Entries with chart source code

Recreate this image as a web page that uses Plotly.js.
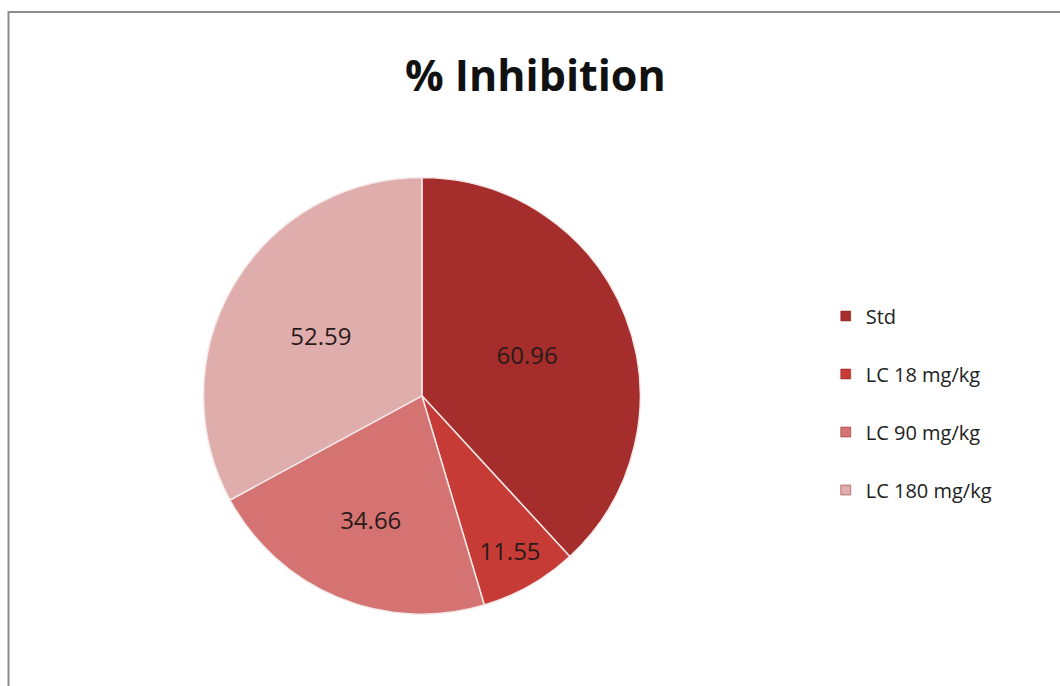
<!DOCTYPE html>
<html>
<head>
<meta charset="utf-8">
<script src="https://cdn.plot.ly/plotly-3.0.1.min.js"></script>
<style>html,body{margin:0;padding:0;background:#fff;}#chart{width:1060px;height:686px;}</style>
</head>
<body>
<div id="chart"></div>
<script>
const categories = ["Std", "LC 18 mg/kg", "LC 90 mg/kg", "LC 180 mg/kg"];
const inhibition = [60.96, 11.55, 34.66, 52.59];
const sliceColors = ["#a52d2b", "#c63b36", "#d47372", "#e0adad"];
const chartTitle = "% Inhibition";

const pieTrace = {
  type: "pie",
  labels: categories,
  values: inhibition,
  sort: false,
  direction: "clockwise",
  rotation: 0,
  marker: { colors: sliceColors, line: { color: "#f4e8e8", width: 1.5 } },
  textinfo: "value",
  texttemplate: "%{value:.2f}",
  textposition: "inside",
  insidetextorientation: "horizontal",
  textfont: { family: "Open Sans, sans-serif", size: 24, color: "#2a1a1a" },
  domain: { x: [0.192, 0.604], y: [0.104, 0.742] },
  showlegend: false,
  hoverinfo: "label+value"
};

const legendTraces = categories.map((c, i) => ({
  type: "scatter",
  mode: "markers",
  x: [null], y: [null],
  name: c,
  legendgroup: "g" + i,
  marker: { symbol: "square", size: 10, color: sliceColors[i], line: { color: "#8a2020", width: 0.5 } },
  showlegend: true,
  hoverinfo: "skip"
}));

const layout = {
  width: 1060, height: 686,
  margin: { l: 0, r: 0, t: 0, b: 0 },
  paper_bgcolor: "#ffffff",
  plot_bgcolor: "#ffffff",
  title: {
    text: "<b>" + chartTitle + "</b>",
    font: { family: "Open Sans, sans-serif", size: 43, color: "#111" },
    x: 0.505, xanchor: "center",
    y: 0.89, yanchor: "middle"
  },
  xaxis: { visible: false, domain: [0.9, 0.95] },
  yaxis: { visible: false, domain: [0.9, 0.95] },
  showlegend: true,
  legend: {
    x: 0.779, xanchor: "left",
    y: 0.4125, yanchor: "middle",
    font: { family: "Open Sans, sans-serif", size: 20, color: "#222" },
    tracegroupgap: 29,
    itemwidth: 30,
    bgcolor: "rgba(0,0,0,0)"
  },
  shapes: [{
    type: "rect", xref: "paper", yref: "paper",
    x0: 8.5 / 1060, x1: 1.02, y0: -0.02, y1: 1 - 12 / 686,
    line: { color: "#8c8c8c", width: 2 }
  }]
};

Plotly.newPlot("chart", [pieTrace].concat(legendTraces), layout, { displayModeBar: false, staticPlot: true });
</script>
</body>
</html>
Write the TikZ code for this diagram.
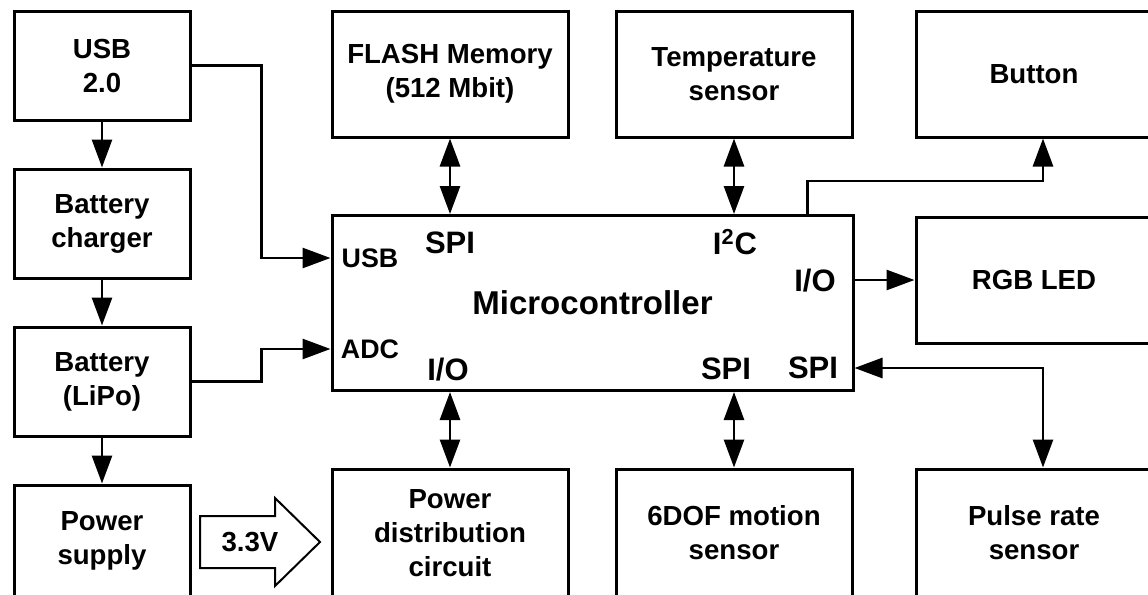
\documentclass[tikz,border=0pt]{standalone}
\usepackage{fontspec}
\setmainfont{Liberation Sans}
\usetikzlibrary{arrows.meta, positioning}

\begin{document}
\begin{tikzpicture}[
  x=0.5pt, y=-0.5pt,
  node distance=23pt,
  every node/.style={font=\bfseries\fontsize{13.8}{17}\selectfont},
  blk/.style={draw, line width=1.5pt, align=center, inner sep=0pt,
              minimum width=118pt, minimum height=63pt},
  side/.style={blk, minimum width=88pt, minimum height=54.5pt},
  port/.style={font=\bfseries\fontsize{15.5}{18}\selectfont, inner sep=0pt},
  pin/.style={font=\bfseries\fontsize{13.4}{16}\selectfont, inner sep=0pt},
  arr/.style={-{Triangle[length=14pt, width=10pt]}, line width=1.4pt},
  darr/.style={{Triangle[length=14pt, width=10pt]}-{Triangle[length=14pt, width=10pt]},
               line width=1.4pt}
]
\useasboundingbox (0,0) rectangle (1148,595);
\clip (0,0) rectangle (1148,595);

% power chain on the left
\node[side] (usb) at (102,65.5) {USB\\2.0};
\node[side, below=of usb] (chg) {Battery\\charger};
\node[side, below=of chg] (bat) {Battery\\(LiPo)};
\node[side, below=of bat, minimum height=56pt] (psu) {Power\\supply};

% peripherals
\node[blk] (flash) at (450,74) {FLASH Memory\\(512 Mbit)};
\node[blk] (temp) at (734,74) {Temperature\\sensor};
\node[blk] (btn) at (1034,74) {Button};
\node[blk] (rgb) at (1034,280) {RGB LED};
\node[blk, minimum height=64pt] (pdc) at (450,533) {Power\\distribution\\circuit};
\node[blk, minimum height=64pt] (mot) at (734,533) {6DOF motion\\sensor};
\node[blk, minimum height=64pt] (pls) at (1034,533) {Pulse rate\\sensor};

% microcontroller and its ports
\node[blk, minimum width=260.5pt, minimum height=87.5pt,
      font=\bfseries\fontsize{16.5}{20}\selectfont] (mcu) at (592.5,303) {Microcontroller};
\node[port] (lspi) at (450,243) {SPI};
\node[port] (li2c) at (735,242) {I\textsuperscript{2}C};
\node[pin] (lusb) at (370,258) {USB};
\node[pin] (ladc) at (370,349) {ADC};
\node[port] (lio) at (815,281) {I/O};
\node[port] (lio2) at (448,370) {I/O};
\node[port] (lspi2) at (726,369) {SPI};
\node[port] (lspi3) at (813,368) {SPI};

% 3.3V supply arrow
\draw[line width=1pt] (200,516) -- (275,516) -- (275,498) -- (320,542)
  -- (275,586) -- (275,568) -- (200,568) -- cycle;
\node (volt) at (250,542) {3.3V};

\draw[arr] (usb) -- (chg);
\draw[arr] (chg) -- (bat);
\draw[arr] (bat) -- (psu);
\draw[arr] (usb.east) -- ++(70,0) |- (mcu.west |- lusb);
\draw[arr] (bat.east) -- ++(70,0) |- (mcu.west |- ladc);
\draw[darr] (flash.south) -- (flash.south |- mcu.north);
\draw[darr] (temp.south) -- (temp.south |- mcu.north);
\draw[darr] (pdc.north) -- (pdc.north |- mcu.south);
\draw[darr] (mot.north) -- (mot.north |- mcu.south);
\draw[arr] ([xshift=-23.5pt]mcu.north east) -- ++(0,-33) -| ([xshift=4.5pt]btn.south);
\draw[arr] (mcu.east |- rgb) -- (rgb.west);
\draw[darr] ([xshift=4.5pt]pls.north) |- (mcu.east |- lspi3);
\end{tikzpicture}
\end{document}
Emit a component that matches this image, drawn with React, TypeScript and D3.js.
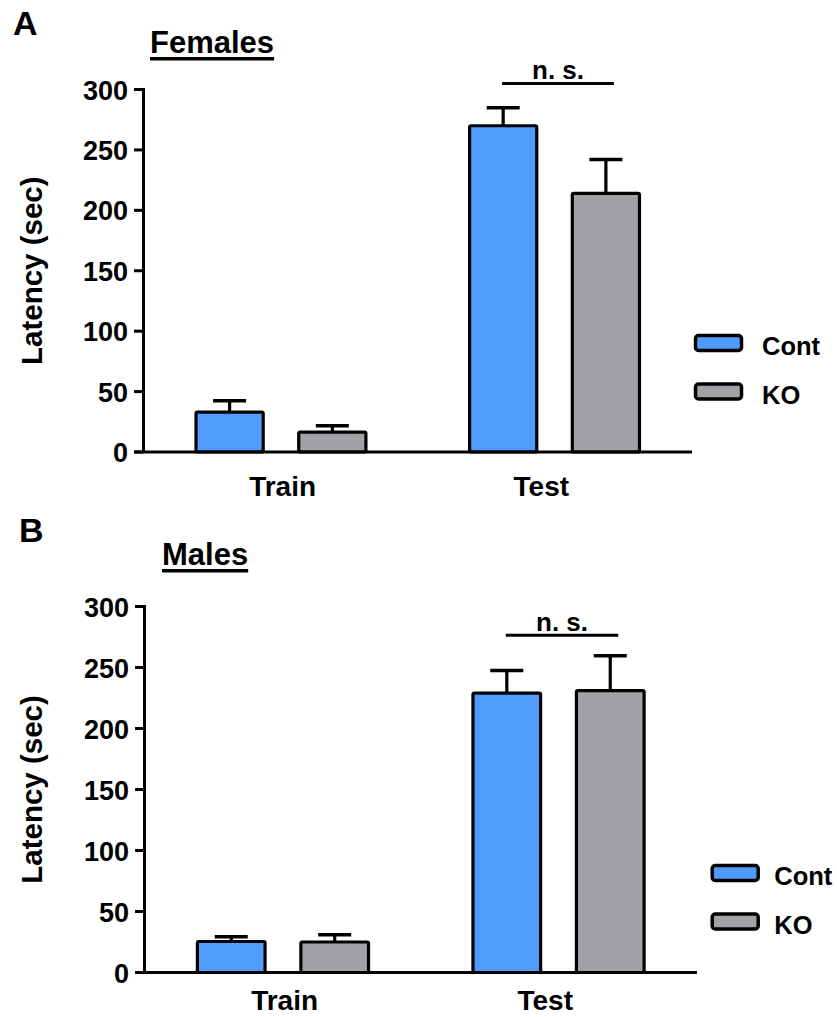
import React, { useEffect, useRef } from "react";
import * as d3 from "d3";

// ---- Data ----
const groups = ["Train", "Test"];
const seriesNames = ["Cont", "KO"];
const seriesColors = ["#509cfc", "#a2a1a6"];
const yTicks = [0, 50, 100, 150, 200, 250, 300];

const femalesCont = [33, 270];
const femalesContSem = [9.5, 15];
const femalesKO = [16.5, 214];
const femalesKOSem = [5.2, 28];
const femalesSigY = 305;

const malesCont = [25.4, 229];
const malesContSem = [4, 18.5];
const malesKO = [25, 231];
const malesKOSem = [6, 28.7];
const malesSigY = 276.5;

const sigLabel = "n. s.";
const yLabel = "Latency (sec)";

const FONT = "'Liberation Sans', Arial, Helvetica, sans-serif";

interface Panel {
  letter: string;
  title: string;
  cont: number[];
  contSem: number[];
  ko: number[];
  koSem: number[];
  sigY: number;
  x0: number;
  x1: number;
  y0: number;
  y1: number;
  letterX: number;
  letterY: number;
  titleX: number;
  titleY: number;
  legX: number;
  legY: number;
  legTextX: number;
  catDy: number;
}

const panels: Panel[] = [
  {
    letter: "A", title: "Females",
    cont: femalesCont, contSem: femalesContSem, ko: femalesKO, koSem: femalesKOSem, sigY: femalesSigY,
    x0: 143.5, x1: 692, y0: 452, y1: 89.5,
    letterX: 13, letterY: 35, titleX: 150, titleY: 53,
    legX: 695.5, legY: 335.5, legTextX: 762, catDy: 44,
  },
  {
    letter: "B", title: "Males",
    cont: malesCont, contSem: malesContSem, ko: malesKO, koSem: malesKOSem, sigY: malesSigY,
    x0: 144.5, x1: 697, y0: 972.5, y1: 606.5,
    letterX: 19, letterY: 542, titleX: 162, titleY: 565,
    legX: 712.2, legY: 865.5, legTextX: 774.3, catDy: 37.5,
  },
];

export default function App() {
  const ref = useRef<SVGSVGElement | null>(null);

  useEffect(() => {
    const svg = d3.select(ref.current);
    svg.selectAll("*").remove();

    panels.forEach((p) => {
      const g = svg.append("g");
      const y = d3.scaleLinear().domain([0, 300]).range([p.y0, p.y1]);
      const xg = d3.scaleBand<string>().domain(groups).range([p.x0, p.x1]).paddingInner(0.379).paddingOuter(0.192);
      const xs = d3.scaleBand<string>().domain(seriesNames).range([0, xg.bandwidth()]).paddingInner(0.346).paddingOuter(0);
      const xl = d3.scalePoint<string>().domain(groups).range([p.x0, p.x1]).padding(0.56).align(0.48);

      const vals = [p.cont, p.ko];
      const sems = [p.contSem, p.koSem];

      // letter
      g.append("text").attr("x", p.letterX).attr("y", p.letterY)
        .attr("font-family", FONT).attr("font-weight", "bold").attr("font-size", 34).text(p.letter);

      // title with underline
      const t = g.append("text").attr("x", p.titleX).attr("y", p.titleY)
        .attr("font-family", FONT).attr("font-weight", "bold").attr("font-size", 31).text(p.title);
      const tw = (t.node() as SVGTextElement).getComputedTextLength();
      g.append("rect").attr("x", p.titleX).attr("y", p.titleY + 4).attr("width", tw).attr("height", 3.5).attr("fill", "#000");

      // y label
      g.append("text")
        .attr("transform", `translate(42,${(p.y0 + p.y1) / 2}) rotate(-90)`)
        .attr("text-anchor", "middle")
        .attr("font-family", FONT).attr("font-weight", "bold").attr("font-size", 29.5).text(yLabel);

      // error bars
      seriesNames.forEach((s, si) => {
        groups.forEach((gr, gi) => {
          const cx = (xg(gr) as number) + (xs(s) as number) + xs.bandwidth() / 2;
          const v = vals[si][gi];
          const e = v + sems[si][gi];
          g.append("line").attr("x1", cx).attr("x2", cx).attr("y1", y(v)).attr("y2", y(e))
            .attr("stroke", "#000").attr("stroke-width", 3.2);
          g.append("line").attr("x1", cx - 16.5).attr("x2", cx + 16.5).attr("y1", y(e)).attr("y2", y(e))
            .attr("stroke", "#000").attr("stroke-width", 3.5);
        });
      });

      // bars
      seriesNames.forEach((s, si) => {
        groups.forEach((gr, gi) => {
          const bx = (xg(gr) as number) + (xs(s) as number);
          const v = vals[si][gi];
          g.append("rect").attr("x", bx).attr("y", y(v)).attr("width", xs.bandwidth()).attr("height", y(0) - y(v))
            .attr("rx", 1.5).attr("fill", seriesColors[si]).attr("stroke", "#000").attr("stroke-width", 3.2);
        });
      });

      // y axis
      g.append("path").attr("d", `M${p.x0 - 9.5},${y(300)} H${p.x0} V${y(0)}`)
        .attr("fill", "none").attr("stroke", "#000").attr("stroke-width", 3).attr("stroke-linejoin", "miter");
      yTicks.forEach((tv) => {
        if (tv !== 300) {
          g.append("line").attr("x1", p.x0 - 9.5).attr("x2", p.x0).attr("y1", y(tv)).attr("y2", y(tv))
            .attr("stroke", "#000").attr("stroke-width", 3);
        }
        g.append("text").attr("x", p.x0 - 15.5).attr("y", y(tv) + 10).attr("text-anchor", "end")
          .attr("font-family", FONT).attr("font-weight", "bold").attr("font-size", 27).text(String(tv));
      });

      // x axis baseline
      g.append("line").attr("x1", p.x0 - 9.5).attr("x2", p.x1).attr("y1", y(0)).attr("y2", y(0))
        .attr("stroke", "#000").attr("stroke-width", 3);

      // category labels
      groups.forEach((gr) => {
        g.append("text").attr("x", xl(gr) as number).attr("y", y(0) + p.catDy)
          .attr("text-anchor", "middle")
          .attr("font-family", FONT).attr("font-weight", "bold").attr("font-size", 28).text(gr);
      });

      // significance bracket
      const cA = (xg("Test") as number) + (xs("Cont") as number) + xs.bandwidth() / 2;
      const cB = (xg("Test") as number) + (xs("KO") as number) + xs.bandwidth() / 2;
      const la = cA - 1, lb = cB + 8;
      g.append("line").attr("x1", la).attr("x2", lb).attr("y1", y(p.sigY)).attr("y2", y(p.sigY))
        .attr("stroke", "#000").attr("stroke-width", 3);
      g.append("text").attr("x", (la + lb) / 2).attr("y", y(p.sigY) - 4.5).attr("text-anchor", "middle")
        .attr("font-family", FONT).attr("font-weight", "bold").attr("font-size", 26).text(sigLabel);

      // legend
      seriesNames.forEach((s, si) => {
        const ly = p.legY + si * 48.5;
        g.append("rect").attr("x", p.legX).attr("y", ly).attr("width", 46).attr("height", 15).attr("rx", 3)
          .attr("fill", seriesColors[si]).attr("stroke", "#000").attr("stroke-width", 3.5);
        g.append("text").attr("x", p.legTextX).attr("y", ly + 19.5)
          .attr("font-family", FONT).attr("font-weight", "bold").attr("font-size", 25.5).text(s);
      });
    });
  }, []);

  return (
    <svg ref={ref} width={837} height={1017} style={{ position: "absolute", left: 0, top: 0, background: "#fff" }} />
  );
}
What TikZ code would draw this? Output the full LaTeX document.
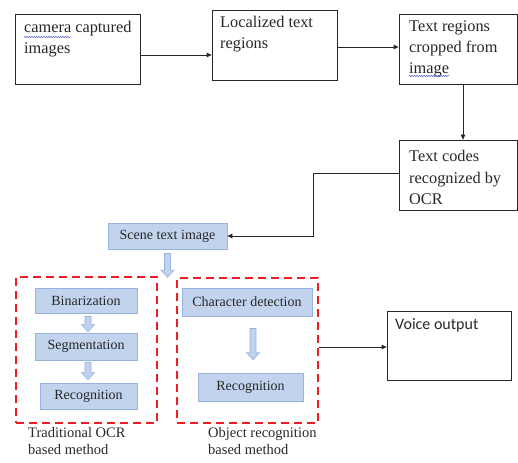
\documentclass[tikz,border=0pt]{standalone}
\usepackage{fontspec}
\setmainfont{Liberation Serif}
\newfontfamily\calibri{Carlito}
\usetikzlibrary{arrows.meta,calc,decorations.pathmorphing}
\definecolor{bfill}{RGB}{194,211,238}
\definecolor{bline}{RGB}{150,178,222}
\definecolor{rdash}{RGB}{236,30,36}
\definecolor{squig}{RGB}{80,100,200}
\definecolor{txt}{RGB}{40,40,40}
\newcommand\hollowdown[2]{%
  \filldraw[hollow] let \p1=(#1), \p2=(#2) in
    (\x1-3pt,\y1) -- (\x1+3pt,\y1) -- (\x1+3pt,\y2+7pt) -- (\x1+6.5pt,\y2+7pt)
    -- (\x1,\y2) -- (\x1-6.5pt,\y2+7pt) -- (\x1-3pt,\y2+7pt) -- cycle;}
\begin{document}
\begin{tikzpicture}[x=1pt,y=-1pt,
  wbox/.style={draw=black!85, line width=0.8pt, fill=white, inner sep=0pt},
  bbox/.style={draw=bline, line width=0.8pt, fill=bfill, inner sep=0pt, text=txt,
     font=\fontsize{14}{17}\selectfont},
  dbox/.style={draw=rdash, line width=1.8pt, dash pattern=on 8pt off 5pt, inner sep=0pt},
  bigtxt/.style={anchor=base west, inner sep=0pt, text=txt, font=\fontsize{16.3}{21}\selectfont},
  lbl/.style={anchor=base west, inner sep=0pt, text=txt, font=\fontsize{14.5}{17}\selectfont},
  conn/.style={draw=black!85, line width=0.8pt, -{Triangle[length=5pt,width=4.5pt]}},
  hollow/.style={draw=bline, fill=bfill, line width=0.7pt},
  squiggle/.style={draw=squig, line width=0.5pt, decorate,
     decoration={snake, amplitude=0.7pt, segment length=2.4pt}}
]
\useasboundingbox (0,0) rectangle (518,462);
% top boxes
\node[wbox, minimum width=125pt, minimum height=70pt] (b1) at (77.5,49) {};
\node[wbox, minimum width=125pt, minimum height=70pt] (b2) at (274.5,45) {};
\node[wbox, minimum width=118pt, minimum height=70pt] (b3) at (458,49) {};
\node[wbox, minimum width=118pt, minimum height=70pt] (b4) at (458,175) {};
\node[bigtxt] (t1) at (24,33) {\parbox[t]{120pt}{\raggedright camera captured\\images}};
\node[bigtxt] (t2) at (220,28) {\parbox[t]{120pt}{\raggedright Localized text\\regions}};
\node[bigtxt] (t3) at (409,32) {\parbox[t]{110pt}{\raggedright Text regions\\cropped from\\image}};
\node[bigtxt] (t4) at (409,162) {\parbox[t]{110pt}{\raggedright Text codes\\recognized by\\OCR}};
\draw[squiggle] (24,37) -- (71,37);
\draw[squiggle] (409,76) -- (449,76);
% blue boxes
\node[bbox, minimum width=119pt, minimum height=26pt] (scene) at (167.5,236) {Scene text image};
\node[dbox, minimum width=141pt, minimum height=146pt] (ld) at (86.5,350) {};
\node[dbox, minimum width=141pt, minimum height=145pt] (rd) at (247.5,350.5) {};
\node[bbox, minimum width=102pt, minimum height=25pt] (bin) at (86,300.5) {Binarization};
\node[bbox, minimum width=102pt, minimum height=27pt] (seg) at (86,346.5) {Segmentation};
\node[bbox, minimum width=97pt, minimum height=26pt] (rec1) at (88.5,396) {Recognition};
\node[bbox, minimum width=130pt, minimum height=28pt] (chr) at (247,302) {Character detection};
\node[bbox, minimum width=105pt, minimum height=28pt] (rec2) at (250.5,387) {Recognition};
% voice
\node[wbox, minimum width=124pt, minimum height=69pt] (voice) at (449,345.5) {};
\node[anchor=base west, inner sep=0pt, text=txt, font=\calibri\fontsize{16}{19}\selectfont] (tv) at (395,329) {Voice output};
% labels
\node[lbl] (l1) at (28,437) {\parbox[t]{130pt}{Traditional OCR\\based method}};
\node[lbl] (l2) at (208,437) {\parbox[t]{130pt}{Object recognition\\based method}};
% connectors
\draw[conn] (b1.east |- 0,55) -- (b2.west |- 0,55);
\draw[conn] (b2.east |- 0,47) -- (b3.west |- 0,47);
\draw[conn] (b3.south -| 463,0) -- (b4.north -| 463,0);
\draw[conn] (b4.west |- 0,173) -- (313,173) -- (313,236) -- (scene.east);
\draw[conn] (rd.east |- 0,347) -- (voice.west |- 0,347);
% hollow arrows
\hollowdown{$(scene.south)+(0,4)$}{$(scene.south |- ld.north)+(0,1)$}
\hollowdown{$(bin.south)+(2,3)$}{$(seg.north)+(2,-1)$}
\hollowdown{$(seg.south)+(2,2)$}{$(rec1.north)+(0,-3)$}
\hollowdown{$(rec2.north |- chr.south)+(2.5,12)$}{$(rec2.north)+(2.5,-13)$}
\end{tikzpicture}
\end{document}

> Task statement:
Start with the line that includes "Emit a component" and finish with the line that includes "import * as": reproduce those lines exactly, nothing before or after, and omit any pictures.

> Final result:
Emit a component that matches this image, drawn with React, TypeScript and D3.js.
import React, { useEffect, useRef } from "react";
import * as d3 from "d3";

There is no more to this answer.